--- BEGIN Supplied data ---

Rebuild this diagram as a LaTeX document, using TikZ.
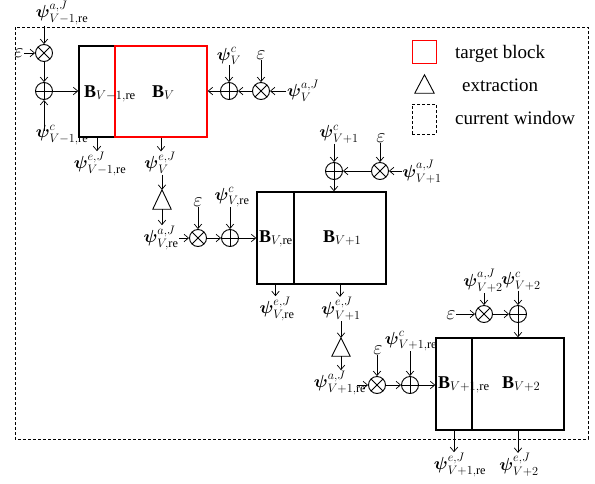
\documentclass[tikz,border=0pt]{standalone}
\usepackage{fix-cm}
\usepackage{amsmath}
\usepackage{fontspec}
\setmainfont{Liberation Serif}
\usetikzlibrary{arrows.meta,calc}
\newcommand\psilab[2]{$\boldsymbol{\psi}^{#1}_{#2}$}
\begin{document}
\begin{tikzpicture}[x=1pt,y=-1pt,
  arr/.style={-{Straight Barb[length=4.5pt,width=7.5pt]}, line width=0.7pt},
  lab/.style={inner sep=0.5pt, font=\fontsize{17.5}{20}\selectfont},
  eps/.style={inner sep=0.5pt, font=\fontsize{20}{22}\selectfont},
  blk/.style={draw, line width=1.4pt, inner sep=0},
  btxt/.style={inner sep=0, font=\fontsize{18}{20}\selectfont, anchor=base west},
  opx/.style={circle, draw, line width=0.9pt, minimum size=17pt, inner sep=0},
  xmul/.style={opx, path picture={\draw[line width=0.9pt] (path picture bounding box.north west) -- (path picture bounding box.south east) (path picture bounding box.north east) -- (path picture bounding box.south west);}},
  xadd/.style={opx, path picture={\draw[line width=0.9pt] (path picture bounding box.north) -- (path picture bounding box.south) (path picture bounding box.west) -- (path picture bounding box.east);}},
  tri/.style={inner sep=0, minimum width=18pt, minimum height=19pt},
  trid/.style={line width=0.9pt, line join=miter},
  legtxt/.style={inner sep=0, font=\fontsize{19}{21}\selectfont, anchor=base west},
  win/.style={dash pattern=on 3pt off 2pt, line width=0.7pt}
]
\useasboundingbox (0,0) rectangle (595,483);
\draw[win] (15,27) rectangle (588,439);

% ---------- group 1 ----------
\node[blk, minimum width=36pt, minimum height=91pt] (B1L) at (97,91.5) {};
\node[blk, draw=red, minimum width=92pt, minimum height=91pt] (B1R) at (161,91.5) {};
\node[btxt] (B1Lt) at (84,97) {$\mathbf{B}_{V-1,\mathrm{re}}$};
\node[btxt] (B1Rt) at (152,97) {$\mathbf{B}_{V}$};

\node[xmul] (O1) at (44,53) {};
\node[xadd] (P1) at (44,91) {};
\node[eps] (E1) at (19,53) {$\varepsilon$};
\node[lab] (L1a) at (62,13) {\psilab{a,J}{V-1,\mathrm{re}}};
\node[lab] (L1c) at (62,135) {\psilab{c}{V-1,\mathrm{re}}};
\node[lab] (L1e) at (100,164) {\psilab{e,J}{V-1,\mathrm{re}}};
\node[lab] (L1V) at (160,163) {\psilab{e,J}{V}};

\node[xadd] (P1r) at (229,91) {};
\node[xmul] (O1r) at (261,91) {};
\node[lab] (L1Vc) at (229,56) {\psilab{c}{V}};
\node[eps] (E1r) at (261,55) {$\varepsilon$};
\node[lab] (L1Va) at (303,91) {\psilab{a,J}{V}};

\node[tri] (T1) at (162,199.5) {};
\draw[trid] (T1.north) -- (T1.south east) -- (T1.south west) -- cycle;
\node[lab] (L2a) at (161,238) {\psilab{a,J}{V,\mathrm{re}}};

% ---------- group 2 ----------
\node[xmul] (O2) at (198,238) {};
\node[xadd] (P2) at (230,238) {};
\node[eps] (E2) at (198,202) {$\varepsilon$};
\node[lab] (L2c) at (232,197) {\psilab{c}{V,\mathrm{re}}};

\node[blk, minimum width=37pt, minimum height=92pt] (B2L) at (275.5,238) {};
\node[blk, minimum width=92pt, minimum height=92pt] (B2R) at (340,238) {};
\node[btxt] (B2Lt) at (259,242) {$\mathbf{B}_{V,\mathrm{re}}$};
\node[btxt] (B2Rt) at (323,242) {$\mathbf{B}_{V+1}$};

\node[xadd] (P2t) at (334,171) {};
\node[xmul] (O2t) at (380,171) {};
\node[lab] (L2tc) at (339,134) {\psilab{c}{V+1}};
\node[eps] (E2t) at (381,138) {$\varepsilon$};
\node[lab] (L2ta) at (422,172) {\psilab{a,J}{V+1}};

\node[lab] (L2e) at (277,309) {\psilab{e,J}{V,\mathrm{re}}};
\node[lab] (L2e2) at (341,309) {\psilab{e,J}{V+1}};

% ---------- group 3 ----------
\node[tri, minimum height=18pt] (T3) at (341,347) {};
\draw[trid] (T3.north) -- (T3.south east) -- (T3.south west) -- cycle;
\node[lab] (L3a) at (340,383) {\psilab{a,J}{V+1,\mathrm{re}}};
\node[xmul] (O3) at (377,385) {};
\node[xadd] (P3) at (410,385) {};
\node[eps] (E3) at (378,350) {$\varepsilon$};
\node[lab] (L3c) at (411,341) {\psilab{c}{V+1,\mathrm{re}}};

\node[blk, minimum width=36pt, minimum height=92pt] (B3L) at (454,384) {};
\node[blk, minimum width=92pt, minimum height=92pt] (B3R) at (518,384) {};
\node[btxt] (B3Lt) at (438,388) {$\mathbf{B}_{V+1,\mathrm{re}}$};
\node[btxt] (B3Rt) at (502,388) {$\mathbf{B}_{V+2}$};

\node[xmul] (O3t) at (484,314) {};
\node[xadd] (P3t) at (518,314) {};
\node[eps] (E3t) at (451,315) {$\varepsilon$};
\node[lab] (L3ta) at (483,281) {\psilab{a,J}{V+2}};
\node[lab] (L3tc) at (521,281) {\psilab{c}{V+2}};

\node[lab] (L3e) at (460,465) {\psilab{e,J}{V+1,\mathrm{re}}};
\node[lab] (L3e2) at (519,465) {\psilab{e,J}{V+2}};

% ---------- legend ----------
\node[draw=red, line width=1pt, minimum width=24pt, minimum height=23pt, inner sep=0] (LgR) at (424,51.5) {};
\node[legtxt] (LgRt) at (455,58) {target block};
\node[tri, minimum width=19pt, minimum height=18pt] (LgT) at (424.5,84) {};
\draw[trid] (LgT.north) -- (LgT.south east) -- (LgT.south west) -- cycle;
\node[legtxt] (LgTt) at (462,91) {extraction};
\node[draw, win, minimum width=24pt, minimum height=30pt, inner sep=0] (LgW) at (424,119) {};
\node[legtxt] (LgWt) at (455,124) {current window};

% ---------- connectors ----------
\draw[arr] (E1.east) -- (O1.west);
\draw[arr] (L1a.south -| O1.north) -- (O1.north);
\draw[arr] (O1.south) -- (P1.north);
\draw[arr] ($(L1c.north -| P1.south)+(0,6)$) -- (P1.south);
\draw[arr] (P1.east) -- (P1.east -| B1L.west);
\draw[arr] (B1L.south) -- (B1L.south |- L1e.north);
\draw[arr] (B1R.south) -- (B1R.south |- L1V.north);

\draw[arr] (L1Vc.south -| P1r.north) -- (P1r.north);
\draw[arr] (E1r.south) -- (O1r.north);
\draw[arr] (L1Va.west) -- (O1r.east);
\draw[arr] (O1r.west) -- (P1r.east);
\draw[arr] (P1r.west) -- (P1r.west -| B1R.east);

\draw[arr] (L1V.south -| T1.north) -- (T1.north);
\draw[arr] (T1.south) -- (T1.south |- L2a.north);

\draw[arr] (L2a.east |- O2.west) -- (O2.west);
\draw[arr] (E2.south) -- (O2.north);
\draw[arr] (L2c.south -| P2.north) -- (P2.north);
\draw[arr] (O2.east) -- (P2.west);
\draw[arr] (P2.east) -- (P2.east -| B2L.west);

\draw[arr] (L2tc.south -| P2t.north) -- (P2t.north);
\draw[arr] (E2t.south -| O2t.north) -- (O2t.north);
\draw[arr] (L2ta.west |- O2t.east) -- (O2t.east);
\draw[arr] (O2t.west) -- (P2t.east);
\draw[arr] (P2t.south) -- (P2t.south |- B2R.north);

\draw[arr] (B2L.south) -- (B2L.south |- L2e.north);
\draw[arr] (B2R.south) -- (B2R.south |- L2e2.north);

\draw[arr] (L2e2.south -| T3.north) -- (T3.north);
\draw[arr] (T3.south) -- (T3.south |- L3a.north);
\draw[arr] ($(L3a.east |- O3.west)+(-10,0)$) -- (O3.west);
\draw[arr] (E3.south -| O3.north) -- (O3.north);
\draw[arr] (L3c.south -| P3.north) -- (P3.north);
\draw[arr] (O3.east) -- (P3.west);
\draw[arr] (P3.east) -- (P3.east -| B3L.west);

\draw[arr] (E3t.east |- O3t.west) -- (O3t.west);
\draw[arr] (L3ta.south -| O3t.north) -- (O3t.north);
\draw[arr] (L3tc.south -| P3t.north) -- (P3t.north);
\draw[arr] (O3t.east) -- (P3t.west);
\draw[arr] (P3t.south) -- (P3t.south |- B3R.north);

\draw[arr] (B3L.south) -- (B3L.south |- L3e.north);
\draw[arr] (B3R.south) -- (B3R.south |- L3e2.north);
\end{tikzpicture}
\end{document}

--- END Supplied data ---

Please extract exactly the lines of the data, from the first through the line containing "(15,27) rectangle (588,439);", and add no pictures to the copy.

**Expected answer**
Rebuild this diagram as a LaTeX document, using TikZ.
\documentclass[tikz,border=0pt]{standalone}
\usepackage{fix-cm}
\usepackage{amsmath}
\usepackage{fontspec}
\setmainfont{Liberation Serif}
\usetikzlibrary{arrows.meta,calc}
\newcommand\psilab[2]{$\boldsymbol{\psi}^{#1}_{#2}$}
\begin{document}
\begin{tikzpicture}[x=1pt,y=-1pt,
  arr/.style={-{Straight Barb[length=4.5pt,width=7.5pt]}, line width=0.7pt},
  lab/.style={inner sep=0.5pt, font=\fontsize{17.5}{20}\selectfont},
  eps/.style={inner sep=0.5pt, font=\fontsize{20}{22}\selectfont},
  blk/.style={draw, line width=1.4pt, inner sep=0},
  btxt/.style={inner sep=0, font=\fontsize{18}{20}\selectfont, anchor=base west},
  opx/.style={circle, draw, line width=0.9pt, minimum size=17pt, inner sep=0},
  xmul/.style={opx, path picture={\draw[line width=0.9pt] (path picture bounding box.north west) -- (path picture bounding box.south east) (path picture bounding box.north east) -- (path picture bounding box.south west);}},
  xadd/.style={opx, path picture={\draw[line width=0.9pt] (path picture bounding box.north) -- (path picture bounding box.south) (path picture bounding box.west) -- (path picture bounding box.east);}},
  tri/.style={inner sep=0, minimum width=18pt, minimum height=19pt},
  trid/.style={line width=0.9pt, line join=miter},
  legtxt/.style={inner sep=0, font=\fontsize{19}{21}\selectfont, anchor=base west},
  win/.style={dash pattern=on 3pt off 2pt, line width=0.7pt}
]
\useasboundingbox (0,0) rectangle (595,483);
\draw[win] (15,27) rectangle (588,439);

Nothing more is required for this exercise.